Soldiers attacked in Philippines
About 2,000 soldiers and 500 regional police commandos were deployed to Lanao del Sur province to secure the special elections, elections commissioner Rene Sarmiento said. He said the gunmen fired at troops in the Masiu and Pualas townships early Saturday, slightly wounding one soldier. He said the situation was "now under control."
The Commission on Elections, Comelec, declared the May 14 polls a failure in 13 of 39 municipalities in Lanao del Sur, where election inspectors refused to man their posts because of threats from rival political clans, or because of conflicts of interest, Sarmiento said. "We cannot afford another failure of elections because it will not speak well of the Comelec and of the country in general," he said by telephone from the provincial capital of Marawi city. "We will be the laughing stock of the international community."
ABS-CBN television reported fist-fights among poll watchers of rival candidates who swapped accusations of manipulating the ballot in Kapai township.
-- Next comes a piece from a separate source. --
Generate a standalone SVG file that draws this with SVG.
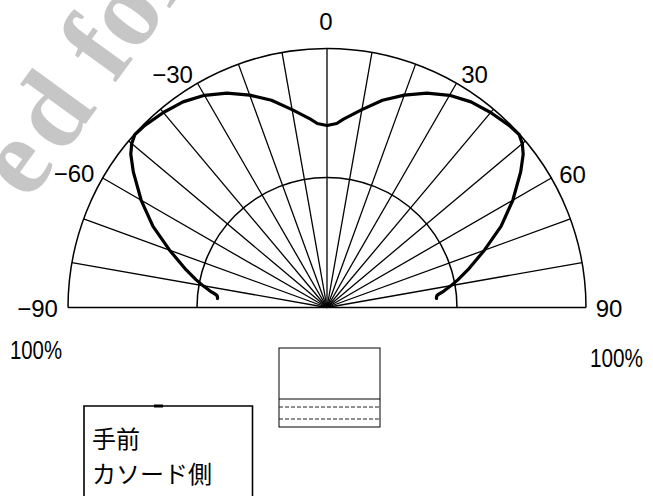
<svg xmlns="http://www.w3.org/2000/svg" xmlns:xlink="http://www.w3.org/1999/xlink" width="653" height="496" viewBox="0 0 653 496">
  <style>
    .bg { fill: #ffffff; }
    .wm { fill: #c6c6c6; font-family: "Liberation Serif", serif; font-weight: bold; font-size: 110px; }
    .ray { stroke: #000; stroke-width: 1.3; fill: none; }
    .arc { stroke: #000; stroke-width: 1.5; fill: none; }
    .heart { stroke: #000; stroke-width: 3.2; fill: none; stroke-linejoin: round; stroke-linecap: round; }
    .num { font-family: "Liberation Sans", Arial, sans-serif; font-size: 24px; fill: #000; text-anchor: middle; }
    .jp { font-family: "Noto Sans CJK JP", "Noto Sans CJK SC", sans-serif; font-size: 24px; fill: #000; }
    .box { stroke: #000; stroke-width: 1.6; fill: none; }
    .thin { stroke: #000; stroke-width: 1; fill: none; }
    .dash { stroke: #222; stroke-width: 1; fill: none; stroke-dasharray: 4 2; }
  </style>
  <rect class="bg" x="0" y="0" width="653" height="496"/>

  <g id="watermark">
    <text class="wm" transform="translate(28.5,202.5) rotate(-54)" dx="0 8">ed for</text>
  </g>

  <g id="grid">
    <path class="arc" d="M68,307.5 A259,259 0 0 1 586,307.5"/>
    <path class="arc" d="M197,307.5 A130,130 0 0 1 457,307.5"/>
    <line class="arc" x1="68" y1="307.5" x2="586" y2="307.5"/>
    <g class="ray">
      <line x1="327" y1="307.5" x2="327" y2="48.5"/>
      <line x1="327" y1="307.5" x2="371.98" y2="52.43"/>
      <line x1="327" y1="307.5" x2="415.58" y2="64.12"/>
      <line x1="327" y1="307.5" x2="456.5" y2="83.2"/>
      <line x1="327" y1="307.5" x2="493.48" y2="109.1"/>
      <line x1="327" y1="307.5" x2="525.4" y2="141.02"/>
      <line x1="327" y1="307.5" x2="551.3" y2="178"/>
      <line x1="327" y1="307.5" x2="570.38" y2="218.92"/>
      <line x1="327" y1="307.5" x2="582.07" y2="262.52"/>
      <line x1="327" y1="307.5" x2="282.02" y2="52.43"/>
      <line x1="327" y1="307.5" x2="238.42" y2="64.12"/>
      <line x1="327" y1="307.5" x2="197.5" y2="83.2"/>
      <line x1="327" y1="307.5" x2="160.52" y2="109.1"/>
      <line x1="327" y1="307.5" x2="128.6" y2="141.02"/>
      <line x1="327" y1="307.5" x2="102.7" y2="178"/>
      <line x1="327" y1="307.5" x2="83.62" y2="218.92"/>
      <line x1="327" y1="307.5" x2="71.93" y2="262.52"/>
    </g>
  </g>

  <g id="curve">
    <defs>
      <path id="half" class="heart" d="M327,125.5 L336.7,123.5 L343.5,119.2 L361.9,109.6 L382.5,100.3 L404.3,95.1 L427,93.2 L449.5,95.3 L471,101.9 L490.6,112.5 L509.1,125.4 L519.1,134.5 L522.3,143.6 L523.2,154.2 L520.7,171.9 L512.8,200.3 L501,226.4 L484.4,250.2 L468,269.7 L458.1,279.6 L451.1,285.6 L443.9,291.1 L439,294 Q436,295.5 436.5,298.5"/>
    </defs>
    <use xlink:href="#half" href="#half"/>
    <use xlink:href="#half" href="#half" transform="matrix(-1 0 0 1 654 0)"/>
  </g>

  <g id="labels">
    <text class="num" x="326" y="30">0</text>
    <text class="num" x="172.5" y="83">−30</text>
    <text class="num" x="474.5" y="83">30</text>
    <text class="num" x="74" y="182">−60</text>
    <text class="num" x="572.5" y="183">60</text>
    <text class="num" x="37.5" y="317">−90</text>
    <text class="num" x="609" y="317">90</text>
    <text class="num" x="36" y="359" textLength="52" lengthAdjust="spacingAndGlyphs" style="font-size:25px">100%</text>
    <text class="num" x="616.5" y="367" textLength="53" lengthAdjust="spacingAndGlyphs" style="font-size:25px">100%</text>
  </g>

  <g id="device-icon">
    <rect class="thin" x="279" y="348" width="101" height="79"/>
    <line class="thin" x1="279" y1="399" x2="380" y2="399"/>
    <line class="dash" x1="279" y1="407" x2="380" y2="407"/>
    <line class="dash" x1="279" y1="419" x2="380" y2="419"/>
  </g>

  <g id="legend-box">
    <path class="box" d="M84,500 V406 H252.5 V500"/>
    <rect x="154" y="404.5" width="9" height="3" fill="#000"/>
    <text class="jp" x="92" y="448">手前</text>
    <text class="jp" x="92" y="483">カソード側</text>
  </g>
</svg>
The report said there also was an attempt to let a child vote, and the head of a poll watchdog group saw one voter casting ballots three times.
The 13 Lanao del Sur towns together have about 96,400 voters, enough to affect the results of the balloting for 12 nationally elected senators, he said.
The slow manual count shows eight opposition candidates, two administration backers and two independents leading.
Meanwhile, the tabulation of results from another southern province, Maguindanao, remained suspended because of opposition allegations that ballots were "manufactured" to show administration candidates winning in the Senate race. Maguindanao has more than 300,000 voters.
An exit poll showed the opposition winning a majority of the 12 Senate positions, but President Gloria Macapagal Arroyo's allies say they won in most of the 220 districts in 81 provinces represented in the House of Representatives.
In all, more than 87,000 candidates ran for about 17,000 congressional, provincial, municipal and city posts.
Allegations of electoral fraud also marred the 2004 presidential election, when votes from Maguindanao and other provinces in a Muslim autonomous region went to Arroyo.
Arroyo has denied conspiring to rig the vote, but the allegations fueled two impeachment bids against her that were blocked by her allies in the House.